> PROMPT:
Reproduce all the lines exactly as they stand, apart from the pictures.

> DATA SHOWN:
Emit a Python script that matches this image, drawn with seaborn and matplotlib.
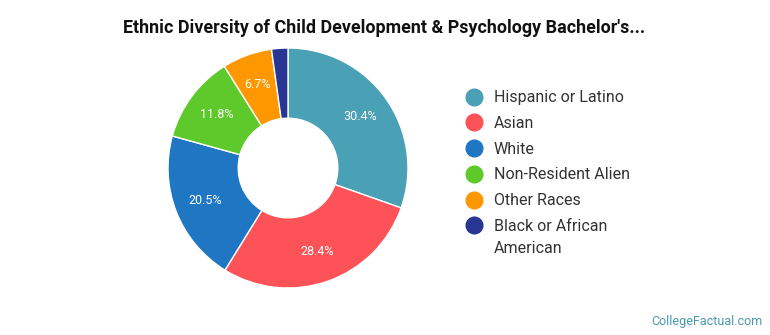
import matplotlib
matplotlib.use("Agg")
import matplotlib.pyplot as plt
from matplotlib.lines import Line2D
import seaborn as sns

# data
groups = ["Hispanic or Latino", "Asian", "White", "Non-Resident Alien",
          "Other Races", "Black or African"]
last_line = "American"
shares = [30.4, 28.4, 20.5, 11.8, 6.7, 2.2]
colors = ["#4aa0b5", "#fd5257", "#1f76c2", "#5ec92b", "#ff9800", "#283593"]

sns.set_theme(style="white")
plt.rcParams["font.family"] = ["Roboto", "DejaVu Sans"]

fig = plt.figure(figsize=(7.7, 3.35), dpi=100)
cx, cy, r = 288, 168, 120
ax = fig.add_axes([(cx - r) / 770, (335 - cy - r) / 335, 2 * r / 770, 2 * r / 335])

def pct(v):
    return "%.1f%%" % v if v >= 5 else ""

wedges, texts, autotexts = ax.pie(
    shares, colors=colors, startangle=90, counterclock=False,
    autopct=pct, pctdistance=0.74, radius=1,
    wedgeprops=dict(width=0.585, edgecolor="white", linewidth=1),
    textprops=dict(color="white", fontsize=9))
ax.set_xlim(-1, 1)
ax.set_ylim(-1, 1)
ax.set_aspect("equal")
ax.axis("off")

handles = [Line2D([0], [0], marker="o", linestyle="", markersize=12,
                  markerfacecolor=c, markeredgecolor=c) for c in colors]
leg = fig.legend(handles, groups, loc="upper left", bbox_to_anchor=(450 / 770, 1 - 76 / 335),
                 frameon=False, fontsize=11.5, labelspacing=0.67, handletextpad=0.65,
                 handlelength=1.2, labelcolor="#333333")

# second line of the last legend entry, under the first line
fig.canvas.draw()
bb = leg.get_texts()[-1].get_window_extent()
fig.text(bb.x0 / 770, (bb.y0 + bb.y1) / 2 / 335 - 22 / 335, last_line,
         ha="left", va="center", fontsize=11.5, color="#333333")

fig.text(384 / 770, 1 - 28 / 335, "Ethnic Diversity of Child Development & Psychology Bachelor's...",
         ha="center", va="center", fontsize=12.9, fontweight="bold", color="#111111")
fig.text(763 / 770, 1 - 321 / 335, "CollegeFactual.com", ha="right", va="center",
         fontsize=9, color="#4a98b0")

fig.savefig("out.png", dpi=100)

> RESULT OF THIS EXERCISE:
Emit a Python script that matches this image, drawn with seaborn and matplotlib.
import matplotlib
matplotlib.use("Agg")
import matplotlib.pyplot as plt
from matplotlib.lines import Line2D
import seaborn as sns

# data
groups = ["Hispanic or Latino", "Asian", "White", "Non-Resident Alien",
          "Other Races", "Black or African"]
last_line = "American"
shares = [30.4, 28.4, 20.5, 11.8, 6.7, 2.2]
colors = ["#4aa0b5", "#fd5257", "#1f76c2", "#5ec92b", "#ff9800", "#283593"]

sns.set_theme(style="white")
plt.rcParams["font.family"] = ["Roboto", "DejaVu Sans"]

fig = plt.figure(figsize=(7.7, 3.35), dpi=100)
cx, cy, r = 288, 168, 120
ax = fig.add_axes([(cx - r) / 770, (335 - cy - r) / 335, 2 * r / 770, 2 * r / 335])

def pct(v):
    return "%.1f%%" % v if v >= 5 else ""

wedges, texts, autotexts = ax.pie(
    shares, colors=colors, startangle=90, counterclock=False,
    autopct=pct, pctdistance=0.74, radius=1,
    wedgeprops=dict(width=0.585, edgecolor="white", linewidth=1),
    textprops=dict(color="white", fontsize=9))
ax.set_xlim(-1, 1)
ax.set_ylim(-1, 1)
ax.set_aspect("equal")
ax.axis("off")

handles = [Line2D([0], [0], marker="o", linestyle="", markersize=12,
                  markerfacecolor=c, markeredgecolor=c) for c in colors]
leg = fig.legend(handles, groups, loc="upper left", bbox_to_anchor=(450 / 770, 1 - 76 / 335),
                 frameon=False, fontsize=11.5, labelspacing=0.67, handletextpad=0.65,
                 handlelength=1.2, labelcolor="#333333")

# second line of the last legend entry, under the first line
fig.canvas.draw()
bb = leg.get_texts()[-1].get_window_extent()
fig.text(bb.x0 / 770, (bb.y0 + bb.y1) / 2 / 335 - 22 / 335, last_line,
         ha="left", va="center", fontsize=11.5, color="#333333")

fig.text(384 / 770, 1 - 28 / 335, "Ethnic Diversity of Child Development & Psychology Bachelor's...",
         ha="center", va="center", fontsize=12.9, fontweight="bold", color="#111111")
fig.text(763 / 770, 1 - 321 / 335, "CollegeFactual.com", ha="right", va="center",
         fontsize=9, color="#4a98b0")

fig.savefig("out.png", dpi=100)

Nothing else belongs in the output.